“I’ve got Notches under my wheels” sings Joe Bonamassa on the first track here, and its apt. More than any other of his live albums, “Tales Of Time” feels like a journey, focusing on the “Time Clocks” album, his most expansive and ambitious. Maybe we should say “to date” here?
I’d seen him last spring, at The Royal Albert Hall. The album hadn’t been out too long and he’d only played one from it, but this is what Bonamassa does. He let’s songs breathe, gestiate and then revisits them, so it was that he marched into Red Rocks Theatre in Colorado (he’s recorded there before) to play most of “…..Clocks”.
Which is what we have here. A disclaimer: there’s a DVD too, but this review centres on the record only. I’m a much better listener than watcher, and you can lose yourself in this record
As the solo on the aforementioned “Notches” proves, this is JB at his best, the best live album that he’s ever done.
“The Heart That Never Waits” might have been the only song he’d played from that album when I saw him, but what a song! The keyboard playing from Reese Wynans, the backing vocals, it’s all here. It’s noticeable that with “Curtain Call” and its Led Zeppelin isms he’s played the three longest up front.
The gentle “Minds Eye”, seems to float on by. The maturity, the skill in his songwriting, the voice, have all improved immeasurably since the early days. The acoustic guitar from Josh Smith (“the best guitar player on this stage” he’d called him at Royal Albert Hall), adds more layers, to the point where there’s such gravitas about songs like “Questions And Answers” now, there’s tinges of jazz, and there’s Celtic folk infusing the “Loyal Kind”, but when the breakdown hits, it’s hard rock. All of which is underscored by the energy he always brings.
I’m as guilty as anyone I guess, of calling Bonamassa “blues”. He was. Is he these days? There are blues touches to “Known Unknowns” for sure, but others can debate what it is. I’ll just say that I consider him to be the best. I’m not a blues purist and don’t claim to be, but I’ve never been moved by a blues gig in the way I was in 2008, seeing Bonamassa for the first time at Wolverhampton Civic Hall.

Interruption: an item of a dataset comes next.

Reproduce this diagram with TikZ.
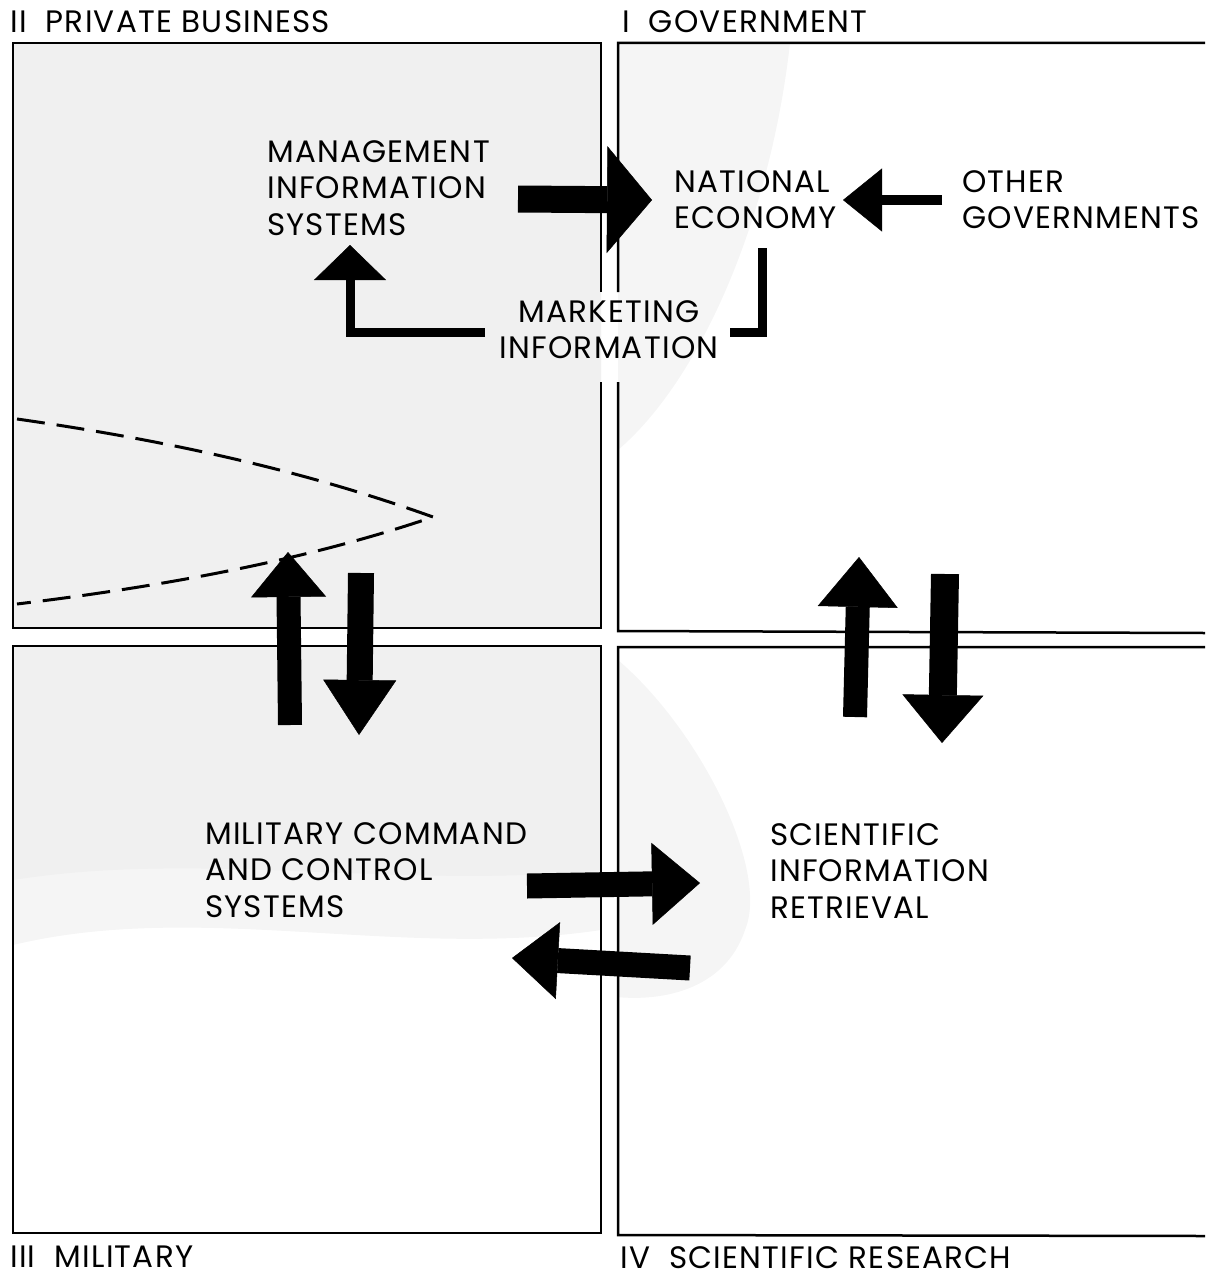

He can still do that to me. Its just that now he does it with different styles, like “Time Clocks”, the wonderful, cinematic thing that is the last of the “….Clocks” tunes played here.
There’s no “Hanging On A Loser” (the only track he doesn’t play from the album on the CD) instead there’s a glorious take on the playful “Just Cos You Can, Don’t Mean You Should” and a muscular rendition of “Evil Mama”. Bombast? Yep. It’s all over this. He’s a rock star now. Maybe he always wanted to be? This is as big a sound as any arena rock band. These songs soar.
And yes, OK, the casual fan might think: “oh, another Joe Bonamassa live album, just what I wanted” but forget that this the best at his best. His very best.
There’s only Iron Maiden that release this many live albums, but there’s a reason. For Maiden and for Joe Bonamassa they are documents of tours we may never see again. He may never play these songs, in this order, in this way, ever in the future
Just be glad he told these tales, at this time.